About 200 people turned out at the protest held in Sea Cliff on Sunday opposing the Garvies Point Development Project. Donning T-shirts and signs stating “Smart Development Not Overdevelopment” and “Stop OVER Development at Garvies Point” and chanting “Tell Spinello No!” the group walked from Veteran’s Memorial Park to Sea Cliff Beach, where the waterfront views will be most impacted by the proposed 1,110-unit condominium development. Roger Friedman, who is president of the Committee For A Sustainable Waterfront, and Amy Marion spearheaded the day’s event.
“Imagine, if you will, 1.7 million square feet of development and think about the future of our communities and what that will do to traffic, schools, police, fire fighters and all of the infrastructure,” said Friedman, pointing to the location across the harbor where the development is planned. “The wrong things are happening over there. This is not smart development, it’s over-development. This will not revitalize the waterfront, it will destroy the waterfront. Along with this extreme density will come high traffic, high pollution and huge impacts to infrastructure.”
Friedman said that this project is “a huge financial gamble for the city of Glen Cove” and that the construction itself could impact the quality of life on the North Shore.
“Ten years of construction will make the Glen Cove Creek area, the Sea Cliff Beach and the Hempstead Harbour Club virtually unusable,” said Friedman.
RXR Realty is expected to close on the sale of property later this year; Garvies Point is a $1 billion mixed-use plan to restore nearly 60 acres of Glen Cove’s waterfront to productive use, with 1,110 LEED-certified residential units, 75,000 square feet of shops and restaurants, approximately 28 acres of public open space and amenities and onsite parking.
The project represents the culmination of a 20-year, $120 million effort to create a more livable, sustainable Glen Cove. For more info, visit www.garviespoint.com.

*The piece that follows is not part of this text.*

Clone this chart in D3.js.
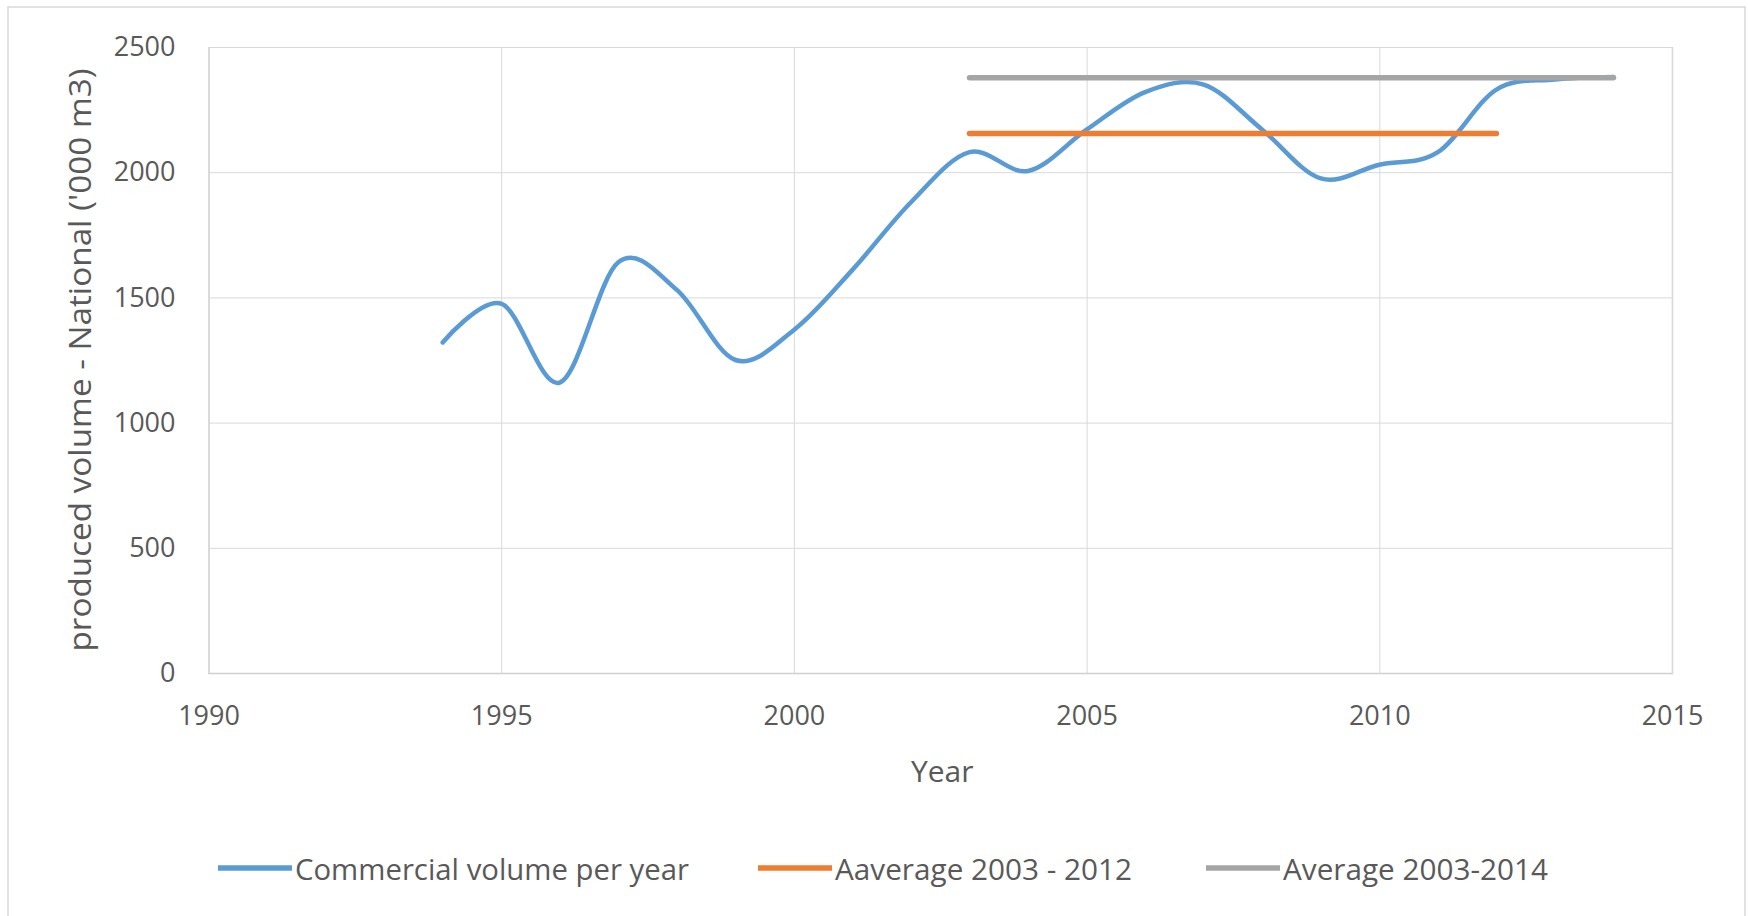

“The people of the village of Sea Cliff and all the surrounding communities have been saying no to this overdevelopment since 2000 and obviously they haven’t heard us,” said Sea Cliff Mayor Bruce Kennedy. “But we are not going away, we’re not giving up this fight. This is not a Glen Cove issue, it is a regional issue. This our waterfront, our beach and we should have a say. We need to fight and keep fighting. Do not give up.”
Kennedy and Amy Peters urged the crowd to attend the Glen Cove City Council and IDA meetings as well as the groundbreaking and opening of the Garvies Point Welcome Center to voice their opinions and let their opposition be known. The Welcome Center at 49 Herb Hill Rd. in Glen Cove is expected to open on Monday, May 23.